Roseiflexus castenholzii

Scientific classification
- Domain: Bacteria
- Kingdom: Bacillati
- Phylum: Chloroflexota
- Class: Chloroflexia
- Order: Chloroflexales
- Family: Roseiflexaceae
- Genus: Roseiflexus
- Species: R. castenholzii
- Binomial name: Roseiflexus castenholzii Hanada et al., 2002

= Roseiflexus castenholzii =

- Authority: Hanada et al., 2002

Species of bacterium

Roseiflexus castenholzii is a heterotrophic, thermophilic, filamentous anoxygenetic phototroph (FAP) bacterium. This species is in one of two genera of FAPs that lack chlorosomes. R. castenholzii was first isolated from red-colored bacterial mats located Nakabusa hot springs in Japan. Because this organism is a phototroph, it utilizes photosynthesis to fix carbon dioxide and build biomolecules. R. castenholzii has three photosynthetic complexes: light-harvesting only, reaction center only, and light-harvesting with reaction center.

==Morphology==
This bacterium has a cell diameter is of 0.8–1.0 micrometers but does not have a definite length because of its multicellular filamentous structure. The bacterium is red to reddish-brown forms distinct red bacterial mats in the natural environment. R. castenholzii lacks internal vesicles, internal membranes, and complex structures. This species has gliding motility.

== Phylogeny ==
The five currently known genera of FAP organisms are Chloroflexus, Choronema, Oscillochloris, Roseiflexus, and Heliothrix. Of these five, only two do not contain chlorosomes: Roseiflexus and Heliothrix. Roseiflexus and Heliothrix are both red due to only having Bchl a as a photosynthetic pigment. In most other aspects, both phenotypically and genetically, the genera Roseiflexus and Heliothrix are different from each other. Little is known about the taxonomy of the Roseiflexus genus due to it only containing one known species: Roseiflexus casternholzii.

== Habitat ==
When first discovered, Roseiflexus castenholzii was isolated from the lowest layer of a three layered bacterial mat; the top two layers contained cyanobacteria and Chloroflexus spp. These mats were found in multiple Japanese hot springs ranging in temperature from 45.5 °C to 68.5 °C and with a neutral to alkaline pH range.

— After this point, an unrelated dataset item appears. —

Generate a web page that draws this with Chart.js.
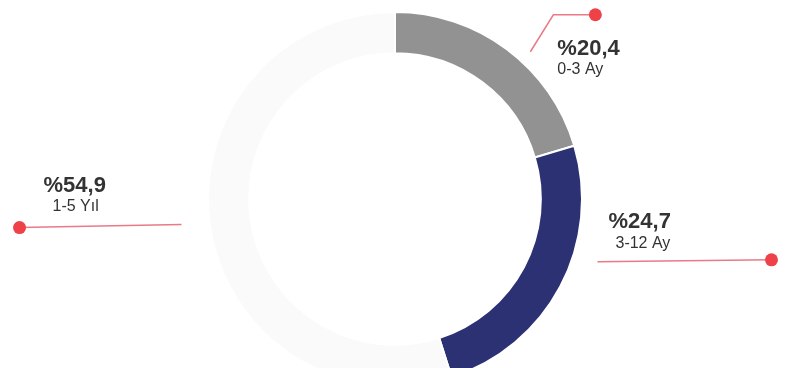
<!DOCTYPE html>
<html>
<head>
<meta charset="utf-8">
<style>
  html, body { margin: 0; padding: 0; background: #fff; overflow: hidden; }
  .wrap { width: 790px; height: 400px; position: relative; }
</style>
<script src="https://cdn.jsdelivr.net/npm/chart.js@4.4.0/dist/chart.umd.min.js"></script>
</head>
<body>
<div class="wrap"><canvas id="maturityChart"></canvas></div>
<script>
// vade dağılımı
const LABELS = ["0-3 Ay", "3-12 Ay", "1-5 Yıl"];
const SHARES = [20.4, 24.7, 54.9];

const COLOR = {
  slices: ["#929292", "#2c3174", "#fafafa"],
  leader: "#e97a86",
  dot: "#ef4148",
  text: "#333333",
};

// leader line layout per slice: where it leaves the ring, then bends (offsets from start)
const CALLOUTS = [
  { at: 0.58, gap: 13, path: [[23, -37], [65, -37]], value: [27, 3], sub: [27, 22] },
  { at: 0.38, gap: 25, path: [[174, -2]], value: [11, -34], sub: [18, -14] },
  { at: 0.51, gap: 28, path: [[-162, 3]], value: [-138, -33], sub: [-129, -14] },
];

const fmtShare = v => "%" + v.toFixed(1).replace(".", ",");

const calloutPlugin = {
  id: "callouts",
  afterDatasetsDraw(chart) {
    const { ctx } = chart;
    const meta = chart.getDatasetMeta(0);
    meta.data.forEach((arc, i) => {
      const c = CALLOUTS[i];
      const { x, y, startAngle, endAngle, outerRadius } = arc.getProps(
        ["x", "y", "startAngle", "endAngle", "outerRadius"],
        true,
      );
      const a = startAngle + (endAngle - startAngle) * c.at;
      const r = outerRadius + c.gap;
      const sx = x + Math.cos(a) * r;
      const sy = y + Math.sin(a) * r;

      ctx.save();
      // leader line
      ctx.strokeStyle = COLOR.leader;
      ctx.lineWidth = 1.5;
      ctx.beginPath();
      ctx.moveTo(sx, sy);
      c.path.forEach(([dx, dy]) => ctx.lineTo(sx + dx, sy + dy));
      ctx.stroke();

      // end dot
      const [ex, ey] = c.path[c.path.length - 1];
      ctx.fillStyle = COLOR.dot;
      ctx.beginPath();
      ctx.arc(sx + ex, sy + ey, 6.5, 0, Math.PI * 2);
      ctx.fill();

      // texts
      ctx.fillStyle = COLOR.text;
      ctx.textAlign = "left";
      ctx.textBaseline = "alphabetic";
      ctx.font = "bold 22px 'Liberation Sans', Arial, sans-serif";
      ctx.fillText(fmtShare(SHARES[i]), sx + c.value[0], sy + c.value[1]);
      ctx.font = "16px 'Liberation Sans', Arial, sans-serif";
      ctx.fillText(LABELS[i], sx + c.sub[0], sy + c.sub[1]);
      ctx.restore();
    });
  },
};

new Chart(document.getElementById("maturityChart"), {
  type: "doughnut",
  data: {
    labels: LABELS,
    datasets: [
      {
        data: SHARES,
        backgroundColor: COLOR.slices,
        borderColor: "#ffffff",
        borderWidth: 2,
        hoverOffset: 0,
      },
    ],
  },
  options: {
    responsive: true,
    maintainAspectRatio: false,
    animation: false,
    cutout: "78%",
    layout: { padding: { top: 11, bottom: 13 } },
    plugins: {
      legend: { display: false },
      tooltip: { enabled: false },
      title: { display: false },
    },
  },
  plugins: [calloutPlugin],
});
</script>
</body>
</html>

This bacterium is able to grow photoheterotrophically under anaerobic light conditions and chemoheterotrophically under aerobic dark conditions. Optimal growth conditions for this organism are 50 °C and pH 7.5–8.0. The first isolated type strain was HLO8T (= DSM 13941T = JCM 11240T).

== Photosynthesis ==
In order to conduct photosynthesis, Roseiflexus castenholzii contains three different complexes: light-harvesting only (LH), reaction center only (RC) and light-harvesting with reaction center (LHRC). In contrast to most other FAPs, R. castenholzii does not have chlorosomes, which contain great amounts of photosynthetic pigments. Because chlorosomes can obstruct observations of photosynthetic complexes, Roseiflexus castenholzii is considered a model organism to study the reaction centers FAPs have.

The LHRC contains both light harvesting and reaction center peptides that allow for absorbing light and exciting electrons in one complex. The light-harvesting complex contains antenna pigments that allow the bacterium to absorb light around 800 nanometers. The majority of these pigments are bacteriochlorophyll (BChl). The reaction center in Roseiflexus castenholzii is closely related to the RC of Chloroflexus aurantiacus. R. castenholzii's RC complex contains three subunits: L, M, and a c-type cytochrome. It lacks the H subunit common in purple bacteria. The RC also contains BChl and bacteriopheophytin (BPhe) pigments.